Data segment —

———

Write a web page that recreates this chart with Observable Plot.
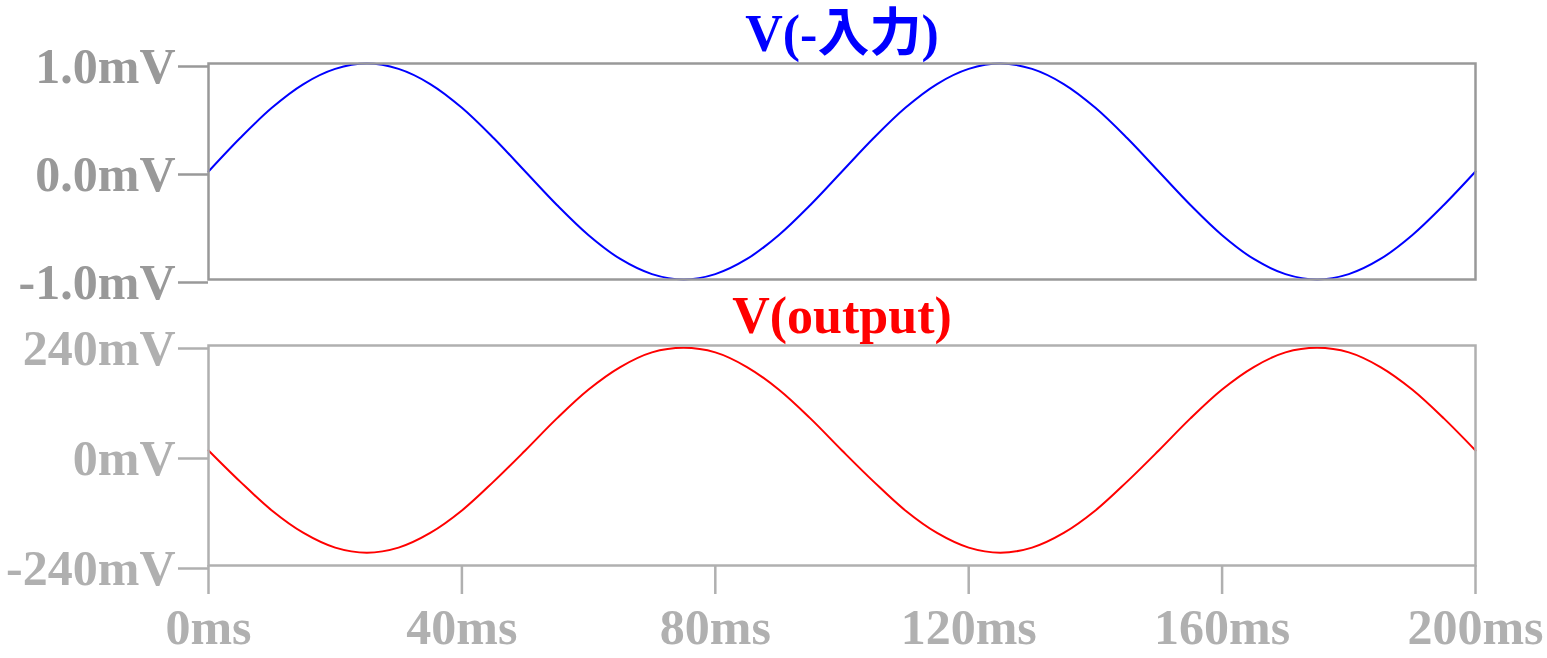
<!DOCTYPE html>
<html>
<head>
<meta charset="utf-8">
<script src="https://cdn.jsdelivr.net/npm/d3@7"></script>
<script src="https://cdn.jsdelivr.net/npm/@observablehq/plot@0.6"></script>
<style>
  html, body { margin: 0; padding: 0; background: #fff; }
  #wrap { position: relative; width: 1547px; height: 658px; overflow: hidden; }
  #wrap > div { position: absolute; left: 0; }
</style>
</head>
<body>
<div id="wrap"><div id="top" style="top:0"></div><div id="bot" style="top:300px"></div></div>
<script>
// Time samples (ms)
const timeMs = [0,5,10,15,20,25,30,35,40,45,50,55,60,65,70,75,80,85,90,95,100,
  105,110,115,120,125,130,135,140,145,150,155,160,165,170,175,180,185,190,195,200];
// V(-入力) in mV
const vInput = [0,0.31,0.59,0.81,0.95,1.0,0.95,0.81,0.59,0.31,0,-0.31,-0.59,-0.81,-0.95,-1.0,-0.95,-0.81,-0.59,-0.31,0,
  0.31,0.59,0.81,0.95,1.0,0.95,0.81,0.59,0.31,0,-0.31,-0.59,-0.81,-0.95,-1.0,-0.95,-0.81,-0.59,-0.31,0];
// V(output) in mV
const vOutput = [11,-57,-120,-169,-201,-212,-201,-169,-120,-57,11,81,144,193,225,235,225,193,144,81,11,
  -57,-120,-169,-201,-212,-201,-169,-120,-57,11,81,144,193,225,235,225,193,144,81,11];

const xTicks = [0,40,80,120,160,200];
const xTickLabels = ["0ms","40ms","80ms","120ms","160ms","200ms"];
const yTopTicks = [-1,0,1];
const yTopLabels = ["-1.0mV","0.0mV","1.0mV"];
const yBotTicks = [-240,0,240];
const yBotLabels = ["-240mV","0mV","240mV"];
const topTitle = "V(-入力)";
const botTitle = "V(output)";

const inputData = timeMs.map((t,i) => ({t, v: vInput[i]}));
const outputData = timeMs.map((t,i) => ({t, v: vOutput[i]}));

const FONT = "'Liberation Serif', 'Noto Sans CJK JP', serif";

const topPlot = Plot.plot({
  width: 1547, height: 300,
  marginTop: 63, marginBottom: 21, marginLeft: 208, marginRight: 72,
  style: {fontFamily: FONT, fontSize: "50px", fontWeight: "bold", color: "#999999", background: "#fff", overflow: "visible"},
  x: {domain: [0,200], axis: null},
  y: {domain: [-1,1], axis: null},
  marks: [
    Plot.axisY({ticks: yTopTicks, tickFormat: d => yTopLabels[yTopTicks.indexOf(d)], tickSize: 30, tickPadding: 3,
      strokeWidth: 2.5, dy: 3, label: null, fontSize: 50, fontWeight: "bold"}),
    Plot.line(inputData, {x: "t", y: "v", stroke: "#0000ff", strokeWidth: 2, curve: "catmull-rom"}),
    Plot.frame({stroke: "#999999", strokeWidth: 2.5}),
    Plot.text([topTitle], {frameAnchor: "top", text: d => d, dy: -13, lineAnchor: "bottom",
      fill: "#0000ff", fontSize: 52, fontWeight: "bold", fontFamily: FONT})
  ]
});
document.getElementById("top").appendChild(topPlot);

const botPlot = Plot.plot({
  width: 1547, height: 358,
  marginTop: 45, marginBottom: 93, marginLeft: 208, marginRight: 72,
  style: {fontFamily: FONT, fontSize: "50px", fontWeight: "bold", color: "#b0b0b0", background: "#fff", overflow: "visible"},
  x: {domain: [0,200], axis: null},
  y: {domain: [-240,240], axis: null},
  marks: [
    Plot.axisY({ticks: yBotTicks, tickFormat: d => yBotLabels[yBotTicks.indexOf(d)], tickSize: 30, tickPadding: 3,
      strokeWidth: 2.5, dy: 3, label: null, fontSize: 50, fontWeight: "bold"}),
    Plot.axisX({ticks: xTicks, tickFormat: d => xTickLabels[xTicks.indexOf(d)], tickSize: 29, tickPadding: 14,
      strokeWidth: 2.5, label: null, fontSize: 50, fontWeight: "bold"}),
    Plot.line(outputData, {x: "t", y: "v", stroke: "#ff0000", strokeWidth: 2, curve: "catmull-rom"}),
    Plot.frame({stroke: "#b0b0b0", strokeWidth: 2.5}),
    Plot.text([botTitle], {frameAnchor: "top", text: d => d, dy: -13, lineAnchor: "bottom",
      fill: "#ff0000", fontSize: 52, fontWeight: "bold", fontFamily: FONT})
  ]
});
document.getElementById("bot").appendChild(botPlot);
</script>
</body>
</html>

———

Stated exercise —
Print the whole listing above once more, word for word, without its pictures.

Answer to this exercise —
Write a web page that recreates this chart with Observable Plot.
<!DOCTYPE html>
<html>
<head>
<meta charset="utf-8">
<script src="https://cdn.jsdelivr.net/npm/d3@7"></script>
<script src="https://cdn.jsdelivr.net/npm/@observablehq/plot@0.6"></script>
<style>
  html, body { margin: 0; padding: 0; background: #fff; }
  #wrap { position: relative; width: 1547px; height: 658px; overflow: hidden; }
  #wrap > div { position: absolute; left: 0; }
</style>
</head>
<body>
<div id="wrap"><div id="top" style="top:0"></div><div id="bot" style="top:300px"></div></div>
<script>
// Time samples (ms)
const timeMs = [0,5,10,15,20,25,30,35,40,45,50,55,60,65,70,75,80,85,90,95,100,
  105,110,115,120,125,130,135,140,145,150,155,160,165,170,175,180,185,190,195,200];
// V(-入力) in mV
const vInput = [0,0.31,0.59,0.81,0.95,1.0,0.95,0.81,0.59,0.31,0,-0.31,-0.59,-0.81,-0.95,-1.0,-0.95,-0.81,-0.59,-0.31,0,
  0.31,0.59,0.81,0.95,1.0,0.95,0.81,0.59,0.31,0,-0.31,-0.59,-0.81,-0.95,-1.0,-0.95,-0.81,-0.59,-0.31,0];
// V(output) in mV
const vOutput = [11,-57,-120,-169,-201,-212,-201,-169,-120,-57,11,81,144,193,225,235,225,193,144,81,11,
  -57,-120,-169,-201,-212,-201,-169,-120,-57,11,81,144,193,225,235,225,193,144,81,11];

const xTicks = [0,40,80,120,160,200];
const xTickLabels = ["0ms","40ms","80ms","120ms","160ms","200ms"];
const yTopTicks = [-1,0,1];
const yTopLabels = ["-1.0mV","0.0mV","1.0mV"];
const yBotTicks = [-240,0,240];
const yBotLabels = ["-240mV","0mV","240mV"];
const topTitle = "V(-入力)";
const botTitle = "V(output)";

const inputData = timeMs.map((t,i) => ({t, v: vInput[i]}));
const outputData = timeMs.map((t,i) => ({t, v: vOutput[i]}));

const FONT = "'Liberation Serif', 'Noto Sans CJK JP', serif";

const topPlot = Plot.plot({
  width: 1547, height: 300,
  marginTop: 63, marginBottom: 21, marginLeft: 208, marginRight: 72,
  style: {fontFamily: FONT, fontSize: "50px", fontWeight: "bold", color: "#999999", background: "#fff", overflow: "visible"},
  x: {domain: [0,200], axis: null},
  y: {domain: [-1,1], axis: null},
  marks: [
    Plot.axisY({ticks: yTopTicks, tickFormat: d => yTopLabels[yTopTicks.indexOf(d)], tickSize: 30, tickPadding: 3,
      strokeWidth: 2.5, dy: 3, label: null, fontSize: 50, fontWeight: "bold"}),
    Plot.line(inputData, {x: "t", y: "v", stroke: "#0000ff", strokeWidth: 2, curve: "catmull-rom"}),
    Plot.frame({stroke: "#999999", strokeWidth: 2.5}),
    Plot.text([topTitle], {frameAnchor: "top", text: d => d, dy: -13, lineAnchor: "bottom",
      fill: "#0000ff", fontSize: 52, fontWeight: "bold", fontFamily: FONT})
  ]
});
document.getElementById("top").appendChild(topPlot);

const botPlot = Plot.plot({
  width: 1547, height: 358,
  marginTop: 45, marginBottom: 93, marginLeft: 208, marginRight: 72,
  style: {fontFamily: FONT, fontSize: "50px", fontWeight: "bold", color: "#b0b0b0", background: "#fff", overflow: "visible"},
  x: {domain: [0,200], axis: null},
  y: {domain: [-240,240], axis: null},
  marks: [
    Plot.axisY({ticks: yBotTicks, tickFormat: d => yBotLabels[yBotTicks.indexOf(d)], tickSize: 30, tickPadding: 3,
      strokeWidth: 2.5, dy: 3, label: null, fontSize: 50, fontWeight: "bold"}),
    Plot.axisX({ticks: xTicks, tickFormat: d => xTickLabels[xTicks.indexOf(d)], tickSize: 29, tickPadding: 14,
      strokeWidth: 2.5, label: null, fontSize: 50, fontWeight: "bold"}),
    Plot.line(outputData, {x: "t", y: "v", stroke: "#ff0000", strokeWidth: 2, curve: "catmull-rom"}),
    Plot.frame({stroke: "#b0b0b0", strokeWidth: 2.5}),
    Plot.text([botTitle], {frameAnchor: "top", text: d => d, dy: -13, lineAnchor: "bottom",
      fill: "#ff0000", fontSize: 52, fontWeight: "bold", fontFamily: FONT})
  ]
});
document.getElementById("bot").appendChild(botPlot);
</script>
</body>
</html>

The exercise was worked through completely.